Red and white potatoes and onions get stored in the garage.  I wait until late in the fall, when the night time temperatures drop and the garage stays cold during the day.  Then I head to the farmers’ market and pick up 50 lbs of onions, 50 lbs of red potatoes and 100 lbs of white potatoes.

We divide the onions up into smaller mesh bags that we’ve saved for this purpose.

Onions hanging in garage

And then the bags are hung from a metal pole Dave has suspended from the ceiling of the garage.

The red and white potatoes are stored in plastic milk crates to allow for air circulation.

In the beginning of winter, these crated are stacked four high.
In the beginning of winter, these crated are stacked four high.

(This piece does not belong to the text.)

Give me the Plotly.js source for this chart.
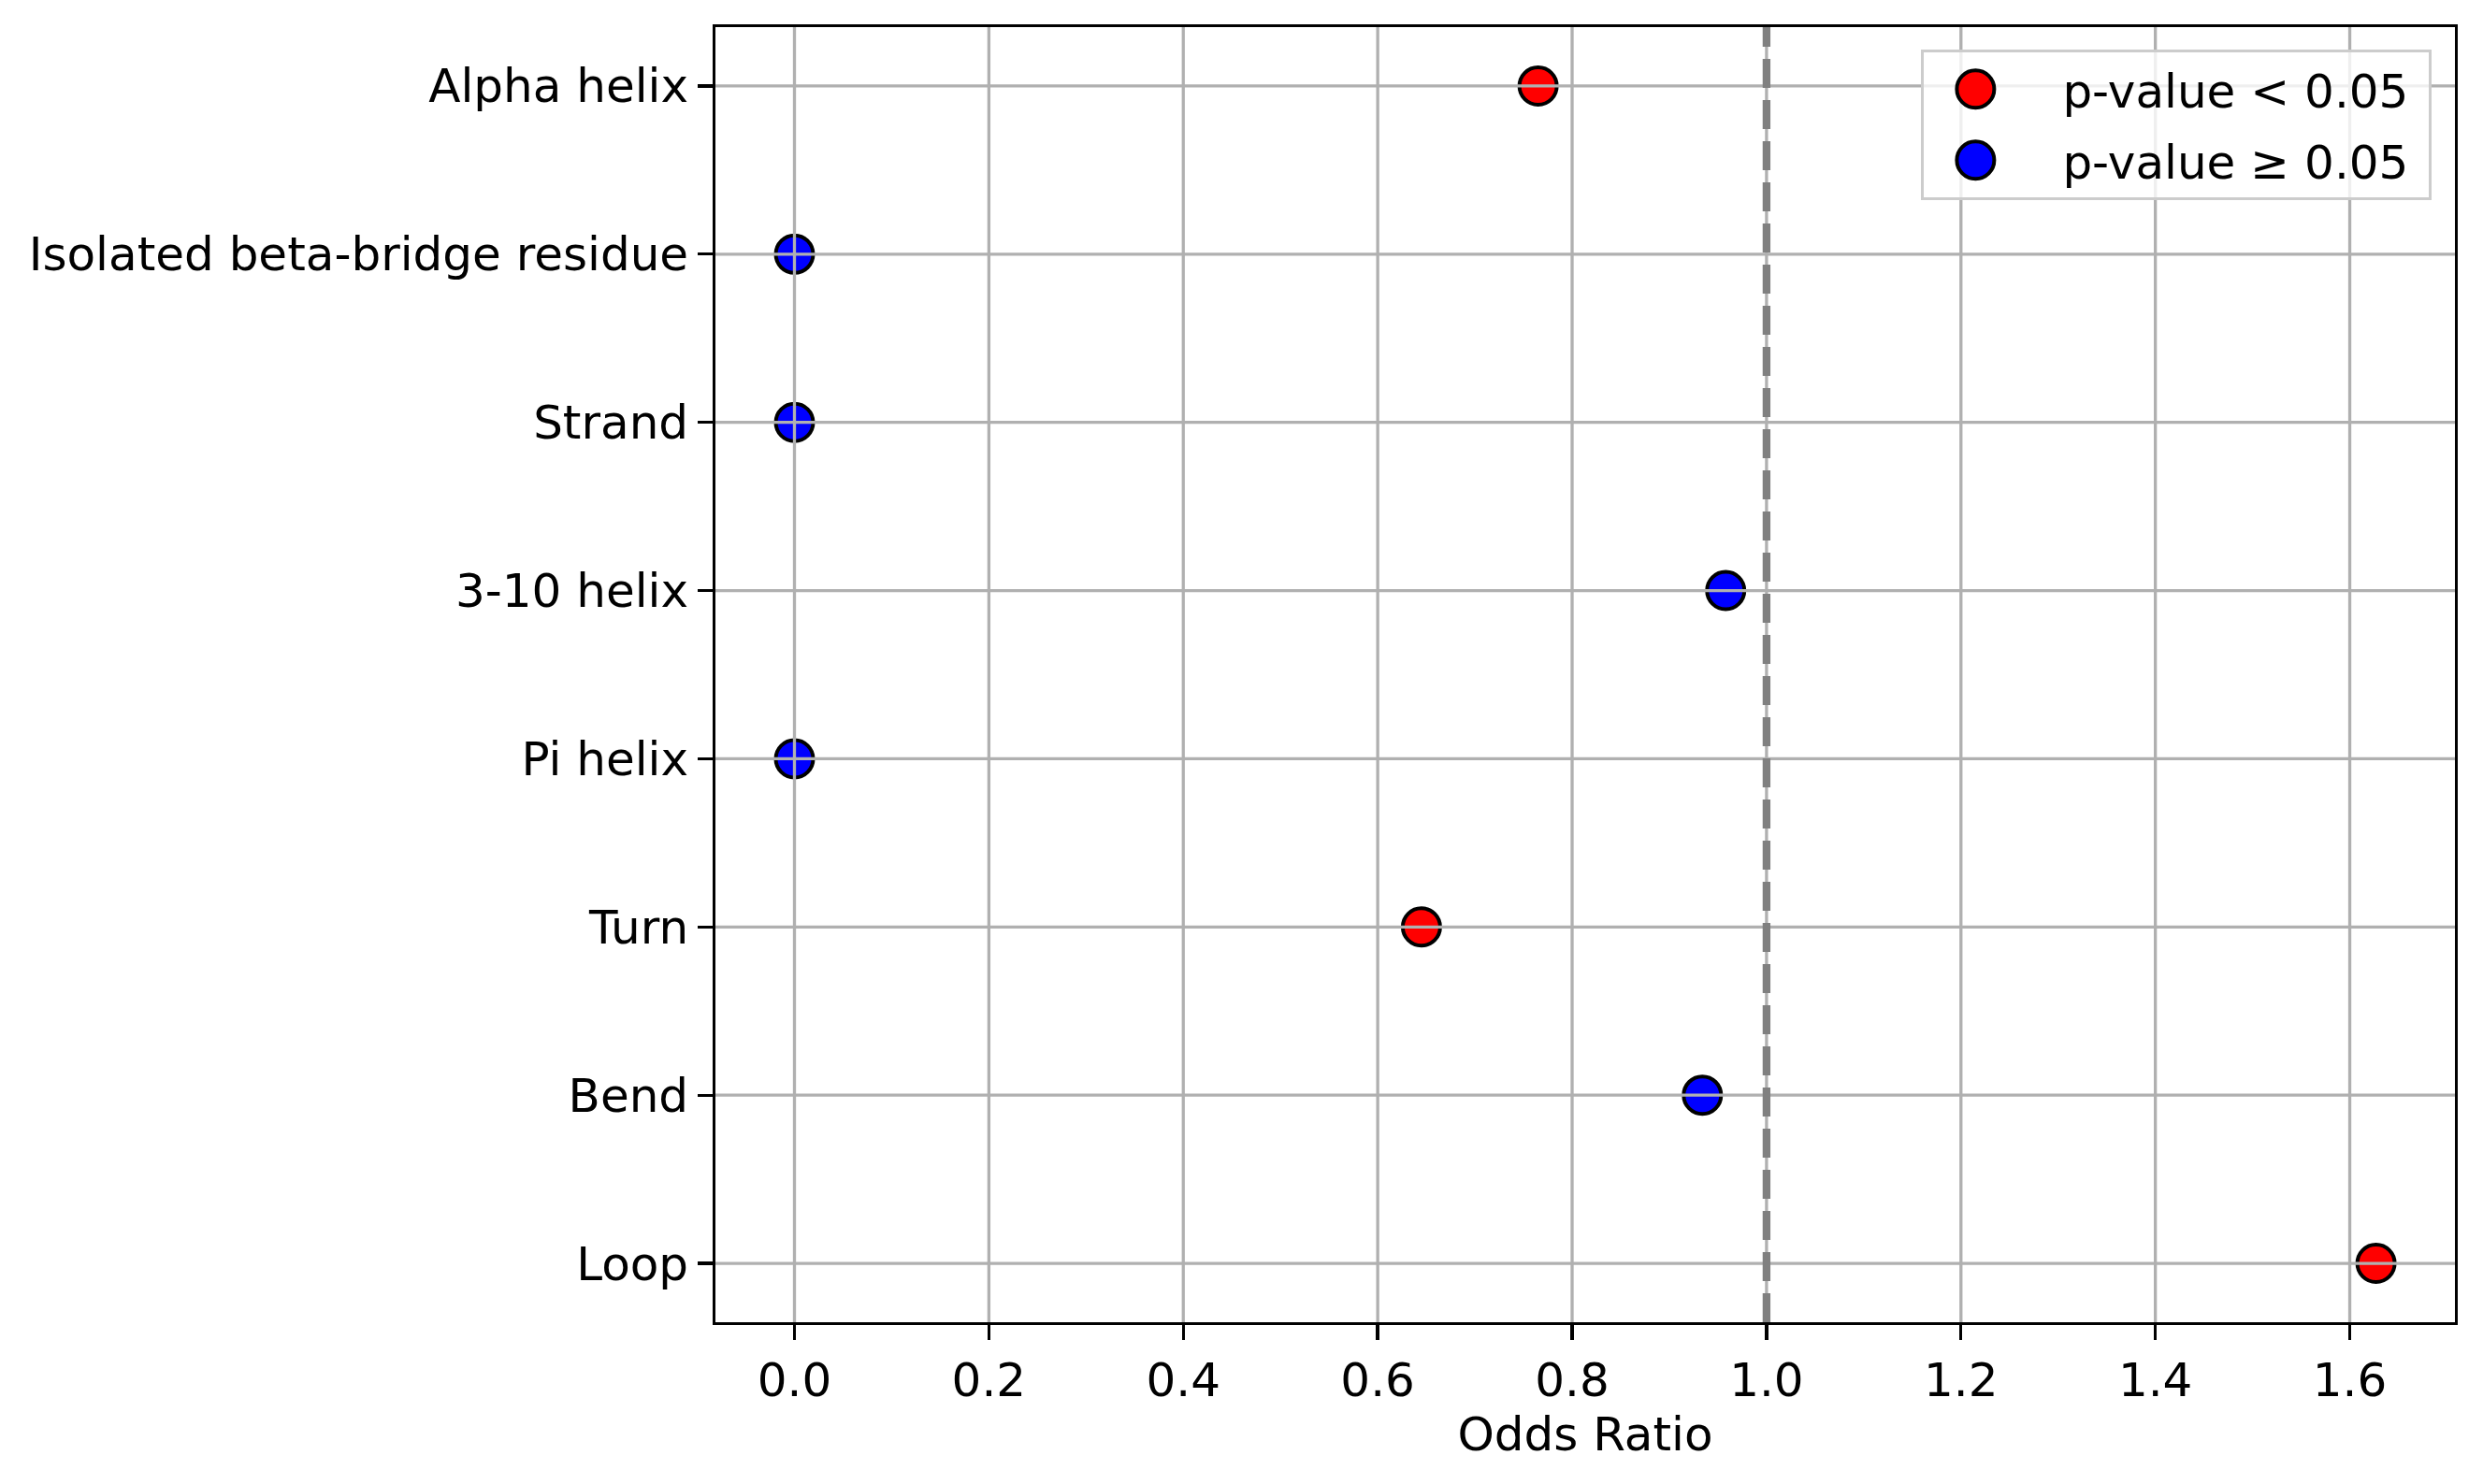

Then those are covered all the way around with a heavy tarp to keep out light.

Covered with a paint tarp

By early December, the garage would be too cold for sweet potatoes and squash, so they are stored in the house on the floor under the sideboard in the dining room.   Our kitchen/dining room floor is always cold in the winter because of that cement slab foundation.  It’s not comfortable on the feet, but has proven to be just the right temperature for the sweet potatoes and squash.  They are placed on a paint tarp to keep them from direct contact with the floor (if one goes bad, I don’t want it staining the lino.)

The last of the sweet potatoes.
The last of the sweet potatoes.

Then the tarp is draped over top of them to keep them in the dark.

Tarp over Sweet potatoes and Squash

In this way, we’ve been able to over-winter potatoes and onions from late November until about the end of March.  This year the sweet potatoes and squash lasted from the beginning of November to the end of April.  They might even have lasted a little longer but we ran out.

It’s been great to be able to buy these vegetables in the fall when they’re the least expensive and have them available throughout the winter when prices are at their highest.